Like anybody, I've worn things that ought to bring a shudder of embarrassment if I catch a glimpse of the photos. Dungarees. Hawaiian shirts. Leather tie. Braces. Drainpipe jeans. Floral waistcoats. (Not all at once, I hasten to add.)

But, since I've rarely been a casual employee of fashion, let alone a slave, I can usually brush aside such indiscretions on the basis that I didn't really make a conscious, calculated decision to make those purchases. Most appeared in my wardrobe by a sort of retail-related osmosis, the only thing pushing me towards any kind of proactivity being the fact that the alternative was public nakedness.

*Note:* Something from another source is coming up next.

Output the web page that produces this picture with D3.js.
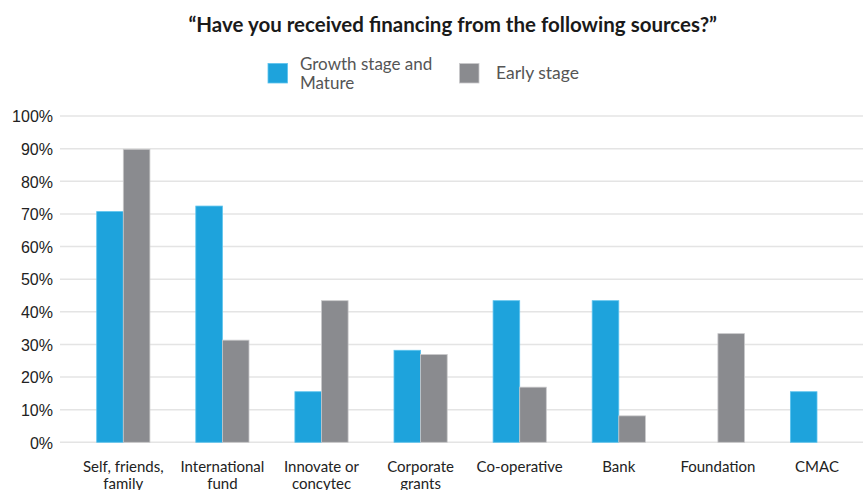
<!DOCTYPE html>
<html>
<head>
<meta charset="utf-8">
<script src="https://cdn.jsdelivr.net/npm/d3@7"></script>
<style>
  html, body { margin: 0; padding: 0; background: #fff; overflow: hidden; }
  svg { display: block; font-family: Lato, "Open Sans", sans-serif; }
</style>
</head>
<body>
<svg id="chart" width="863" height="490"></svg>
<script>
// Survey answers: share of firms that received financing from each source
const categories = [
  ["Self, friends,", "family"],
  ["International", "fund"],
  ["Innovate or", "concytec"],
  ["Corporate", "grants"],
  ["Co-operative"],
  ["Bank"],
  ["Foundation"],
  ["CMAC"]
];
const seriesNames = ["Growth stage and Mature", "Early stage"];
const growthMature = [70.7, 72.4, 15.5, 28.2, 43.4, 43.4, 0, 15.5];
const earlyStage   = [89.8, 31.3, 43.4, 26.9, 16.9, 8.1, 33.3, 0];
const yTicks = [0, 10, 20, 30, 40, 50, 60, 70, 80, 90, 100];

const colors = ["#1ea3dc", "#8a8b8f"];
const strokes = ["#5cc3ee", "#c9c9cb"];

const svg = d3.select("#chart");
const W = 863;

const y = d3.scaleLinear().domain([0, 100]).range([442.3, 116]);
const x0 = d3.scaleBand()
  .domain(d3.range(categories.length))
  .range([73.75, 866.55])
  .paddingInner(0.463)
  .paddingOuter(0.2315);
const x1 = d3.scaleBand().domain([0, 1]).range([0, x0.bandwidth()]);

// Y axis labels
const yAxis = d3.axisLeft(y).tickValues(yTicks).tickSize(0).tickPadding(0)
  .tickFormat(d => d + "%");
const gAxis = svg.append("g").attr("transform", "translate(53,0)").call(yAxis);
gAxis.select(".domain").remove();
gAxis.selectAll("text")
  .attr("fill", "#222")
  .attr("font-size", "16px")
  .attr("dy", "0.36em");

// Gridlines
svg.append("g").selectAll("line").data(yTicks).join("line")
  .attr("x1", 60).attr("x2", W)
  .attr("y1", d => y(d)).attr("y2", d => y(d))
  .attr("stroke", "#e4e4e4").attr("stroke-width", 1.5);

// Bars
const rows = categories.map((c, i) => [growthMature[i], earlyStage[i]]);
const groups = svg.append("g").selectAll("g").data(rows).join("g")
  .attr("transform", (d, i) => `translate(${x0(i)},0)`);
groups.selectAll("rect")
  .data(d => d.map((v, s) => ({ v, s })).filter(o => o.v > 0))
  .join("rect")
  .attr("x", d => x1(d.s))
  .attr("width", x1.bandwidth())
  .attr("y", d => y(d.v))
  .attr("height", d => y(0) - y(d.v))
  .attr("fill", d => colors[d.s])
  .attr("stroke", d => strokes[d.s])
  .attr("stroke-width", 0.8);

// Category labels
const lab = svg.append("g").selectAll("text").data(categories).join("text")
  .attr("text-anchor", "middle")
  .attr("font-size", "15px")
  .attr("fill", "#222")
  .attr("x", (d, i) => x0(i) + x0.bandwidth() / 2)
  .attr("y", 472);
lab.selectAll("tspan").data(d => d).join("tspan")
  .attr("x", function () { return d3.select(this.parentNode).attr("x"); })
  .attr("dy", (d, i) => i === 0 ? 0 : 17)
  .text(d => d);

// Title
svg.append("text")
  .attr("x", 452.7).attr("y", 32)
  .attr("text-anchor", "middle")
  .attr("font-size", "20.5px")
  .attr("font-weight", "bold")
  .attr("fill", "#1a1a1a")
  .text("\u201CHave you received financing from the following sources?\u201D");

// Legend
const legend = svg.append("g");
legend.append("rect").attr("x", 268).attr("y", 63.5).attr("width", 19.5).attr("height", 19.5)
  .attr("fill", colors[0]).attr("stroke", strokes[0]).attr("stroke-width", 0.8);
legend.append("text").attr("x", 300).attr("y", 69.5)
  .attr("font-size", "17px").attr("fill", "#555")
  .selectAll("tspan").data(["Growth stage and", "Mature"]).join("tspan")
  .attr("x", 300).attr("dy", (d, i) => i === 0 ? 0 : 19).text(d => d);
legend.append("rect").attr("x", 459.5).attr("y", 63.5).attr("width", 19.5).attr("height", 19.5)
  .attr("fill", colors[1]).attr("stroke", strokes[1]).attr("stroke-width", 0.8);
legend.append("text").attr("x", 496).attr("y", 79)
  .attr("font-size", "17.5px").attr("fill", "#555")
  .text(seriesNames[1]);
</script>
</body>
</html>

The only time I've ever felt particularly part of a fashion gang, and made appropriate purchases, was in around 1987, when I used to hang around on the fringes of a bunch of people who were into rare groove and its associated genres; essentially, old soul, funk, Latin and jazz records, and a smattering of house and hip-hop, played in ramshackle warehouses and basements, in atmosphere that combined louche irony and sneery elitism. (I discussed the scene in more detail here.) There was a uniform of sorts, and damn, did we adhere to it. Odd that most of us were still celebrating our recent freedom from institutions that tried to force us into uniforms but hey, this isn't an exhibition at the V&A.

This is the way we wore:

• Black Doc Marten shoes or boots, but not the knee-highs favoured by Goths and gay skinheads; possibly brogues or brothel-creepers at a pinch. Black, white or Argyle socks. NO TRAINERS. Trainers were naff. People who wore snow-washed Wranglers wore trainers. We didn't even wear trainers when we were dancing to Run DMC's 'My Adidas'.

• Blue, black or (if you had the legs) white Levi's 501s, rips optional, provided it wasn't too obvious that you'd done them deliberately (a difficult trick to pull). Or black or khaki chinos.

• Plain white cotton shirt, or black polo-neck. Option of plain white t-shirt in the summer. ALL TO BE TUCKED IN. Worn with black or navy blazer/suit jacket, or Levi's denim jacket, or MA-1 flight jacket. For smart occasions, an ironically flamboyant - but not consciously comedic - silk tie could be worn.

• Headgear was optional: black trilby or red spotted bandana; beret at a pinch.

• Females could wear any of the above: in addition, they had the options of tight black skirts and cream-and-blue striped Breton tops.

The thing is, I don't feel the slightest bit embarrassed by any of this, except maybe the bandana. Can anyone else look back at what they were wearing about 20 years ago and think, "Yeah, I looked pretty good"?